We still have a long way to go. The labor-force participation rate, 64.2%, remains stuck at its lowest level in 25 years. Far too many Americans have simply given up looking for work and dropped out of the labor force.
The economy has received a reprieve rather than a permanent stay of execution. Mr. Obama, if he is re-elected, still pledges to let the 2001 and 2003 tax cuts expire for the targeted taxpayers in 2013-when the new ObamaCare tax increases become effective as well. This means that the rates of virtually every major federal tax will be increased on precisely those who create new jobs and invest in the economy. That would only throw the economy back into the ditch and possibly bring about another recession. And it would send the president’s current $1.65 trillion deficit skyrocketing.

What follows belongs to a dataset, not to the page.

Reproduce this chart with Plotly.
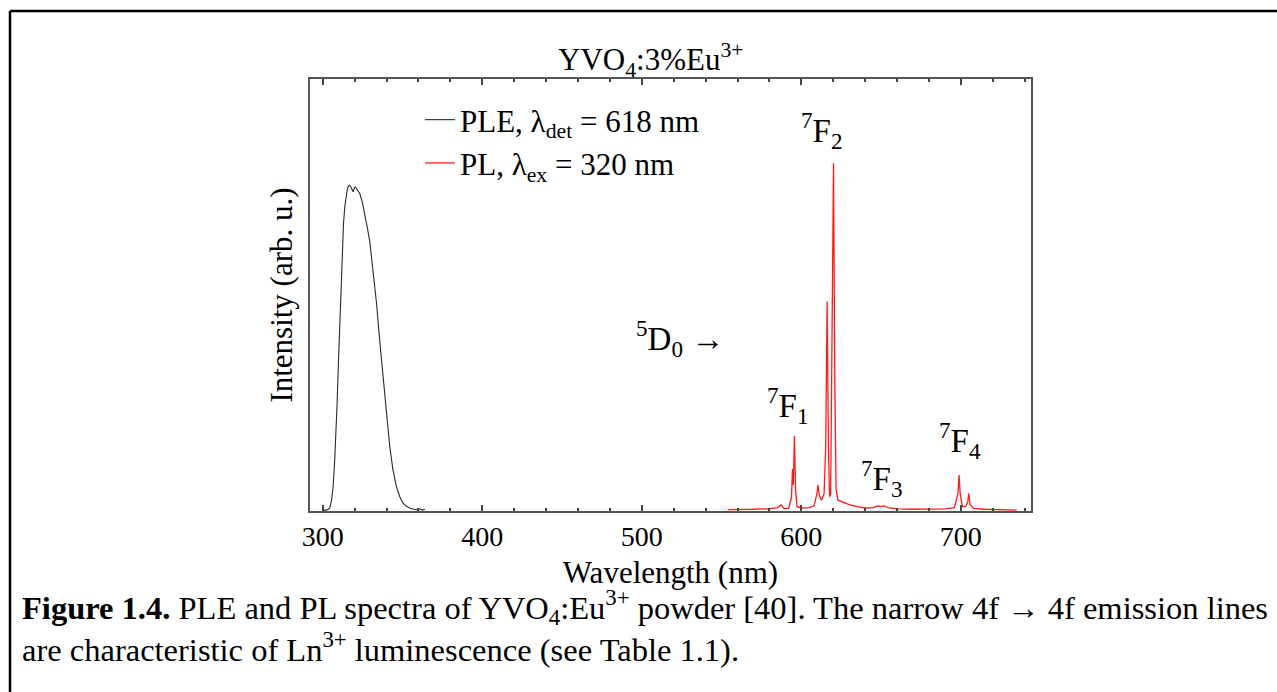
import plotly.graph_objects as go

# ---------------- data ----------------
ple_wl = [300.0, 302.0, 303.5, 304.4, 305.5, 306.5, 307.5, 308.3, 309.0, 309.9, 310.7, 311.5, 312.3, 313.0,
          313.8, 314.6, 315.3, 316.0, 316.8, 317.6, 318.3, 319.0, 319.8, 320.5, 321.3, 322.2, 323.2, 324.8,
          326.3, 328.0, 329.5, 331.5, 333.7, 335.8, 337.8, 340.0, 342.0, 344.0, 346.2, 348.3, 350.3, 352.5,
          354.5, 357.0, 359.0, 361.0, 362.5, 364.0]
ple_int = [0.002, 0.002, 0.004, 0.007, 0.025, 0.056, 0.118, 0.18, 0.25, 0.35, 0.442, 0.54, 0.62, 0.665,
           0.704, 0.730, 0.743, 0.752, 0.754, 0.750, 0.744, 0.739, 0.748, 0.750, 0.745, 0.740, 0.735, 0.715,
           0.690, 0.655, 0.623, 0.56, 0.481, 0.39, 0.311, 0.225, 0.149, 0.095, 0.056, 0.033, 0.018, 0.011,
           0.007, 0.004, 0.003, 0.005, 0.002, 0.004]

pl_wl = [553.9, 560, 565, 570, 575, 580, 585, 587.5, 589, 592, 593.8, 594.5, 595.0, 595.7, 596.4, 597.3,
         600, 605, 608, 609.8, 610.5, 611.3, 612.7, 614.3, 615.3, 616.2, 617.0, 617.7, 618.4, 619.3, 620.2,
         621.0, 621.8, 623, 626, 630, 635, 640, 645, 648, 650, 652, 655, 660, 670, 680, 690, 696, 698.2,
         698.9, 699.6, 701, 703, 704.3, 705.0, 705.8, 708, 715, 725, 735]
pl_int = [0.003, 0.003, 0.004, 0.004, 0.005, 0.005, 0.008, 0.014, 0.006, 0.006, 0.03, 0.097, 0.06, 0.174,
          0.05, 0.01, 0.007, 0.008, 0.012, 0.04, 0.060, 0.035, 0.025, 0.04, 0.15, 0.485, 0.15, 0.033, 0.04,
          0.35, 0.805, 0.3, 0.05, 0.025, 0.02, 0.015, 0.01, 0.007, 0.008, 0.012, 0.010, 0.012, 0.007, 0.005,
          0.004, 0.004, 0.005, 0.008, 0.04, 0.083, 0.04, 0.01, 0.01, 0.02, 0.041, 0.015, 0.006, 0.004, 0.003,
          0.002]

x_ticks = [300, 400, 500, 600, 700]
x_ticklabels = ["300", "400", "500", "600", "700"]

peak_labels = ["<sup>7</sup>F<sub>2</sub>", "<sup>5</sup>D<sub>0</sub> \u2192", "<sup>7</sup>F<sub>1</sub>",
               "<sup>7</sup>F<sub>3</sub>", "<sup>7</sup>F<sub>4</sub>"]
peak_label_x = [612.9, 523.8, 591.5, 650.0, 699.4]
peak_label_y = [0.88, 0.40, 0.245, 0.076, 0.164]

# ---------------- layout geometry ----------------
W, H = 1277, 692
L, R, T, B = 310, 1031, 79, 511
FONT = "Liberation Serif"
FS = 31


def px2x(px):
    return (px - L) / (R - L)


def py2y(py):
    return (B - py) / (B - T)


fig = go.Figure()
fig.add_trace(go.Scatter(x=ple_wl, y=ple_int, mode="lines", line=dict(color="#2a2a2a", width=1.1),
                         name="PLE, \u03bb<sub>det</sub> = 618 nm", legendgroup="a"))
fig.add_trace(go.Scatter(x=pl_wl, y=pl_int, mode="lines", line=dict(color="#ff1a1a", width=1.3),
                         name="PL, \u03bb<sub>ex</sub> = 320 nm", legendgroup="b"))

annotations = []
for t, x, y in zip(peak_labels, peak_label_x, peak_label_y):
    annotations.append(dict(x=x, y=y, xref="x", yref="y", text=t, showarrow=False,
                            xanchor="center", yanchor="middle",
                            font=dict(family=FONT, size=33, color="black")))

annotations.append(dict(x=px2x(650), y=py2y(60), xref="paper", yref="paper",
                        xanchor="center", yanchor="middle",
                        text="YVO<sub>4</sub>:3%Eu<sup>3+</sup>", showarrow=False,
                        font=dict(family=FONT, size=FS, color="black")))
annotations.append(dict(x=px2x(20), y=py2y(626), xref="paper", yref="paper", xanchor="left",
                        yanchor="middle", align="left",
                        text="<b>Figure 1.4.</b> PLE and PL spectra of YVO<sub>4</sub>:Eu<sup>3+</sup> powder [40]. "
                             "The narrow 4f \u2192 4f emission lines<br>"
                             "are characteristic of Ln<sup>3+</sup> luminescence (see Table 1.1).",
                        showarrow=False, font=dict(family=FONT, size=32.5, color="black")))

shapes = [
    dict(type="line", xref="paper", yref="paper", x0=px2x(10), x1=px2x(1290), y0=py2y(11), y1=py2y(11),
         line=dict(color="black", width=2.5)),
    dict(type="line", xref="paper", yref="paper", x0=px2x(10), x1=px2x(10), y0=py2y(11), y1=py2y(700),
         line=dict(color="black", width=2.5)),
]

fig.update_layout(
    width=W, height=H,
    margin=dict(l=L, r=W - R, t=T, b=H - B, pad=0),
    paper_bgcolor="white", plot_bgcolor="white",
    font=dict(family=FONT, size=FS, color="black"),
    showlegend=True,
    legend=dict(x=px2x(420), y=py2y(93), xanchor="left", yanchor="top", bgcolor="rgba(0,0,0,0)",
                font=dict(family=FONT, size=FS, color="black"), tracegroupgap=0, itemwidth=30),
    annotations=annotations,
    shapes=shapes,
    xaxis=dict(range=[292, 744], tickmode="array", tickvals=x_ticks, ticktext=x_ticklabels,
               ticks="inside", ticklen=6, tickwidth=1.5, tickcolor="#444",
               minor=dict(dtick=20, tick0=300, ticks="inside", ticklen=3.5, tickwidth=1.5, tickcolor="#444"),
               showline=True, linecolor="#555", linewidth=1.5, mirror="allticks",
               showgrid=False, zeroline=False,
               tickfont=dict(family=FONT, size=28, color="black"),
               title=dict(text="Wavelength (nm)", font=dict(family=FONT, size=FS, color="black"), standoff=10)),
    yaxis=dict(range=[0, 1], showticklabels=False, ticks="", showline=True, linecolor="#555",
               linewidth=1.5, mirror=True, showgrid=False, zeroline=False,
               title=dict(text="Intensity (arb. u.)", font=dict(family=FONT, size=FS, color="black"),
                          standoff=6)),
)

fig.write_html("out.html")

Indeed, if the Fed has to reverse its loose monetary policies to avert rising inflation, the contractionary impact of higher interest rates and a slower increase in the money supply, combined with higher taxes, could lead to a horrendous downturn. Working people, not the rich, would be hurt the most, losing jobs and wages as a result.
To avoid that, this year the House Republican majority should pass a permanent extension of the Bush tax cuts. Even that is just a beginning. To touch off a boom-and secure a prosperous future for all Americans-what’s really needed are additional, sweeping rate cuts on both individual and corporate income.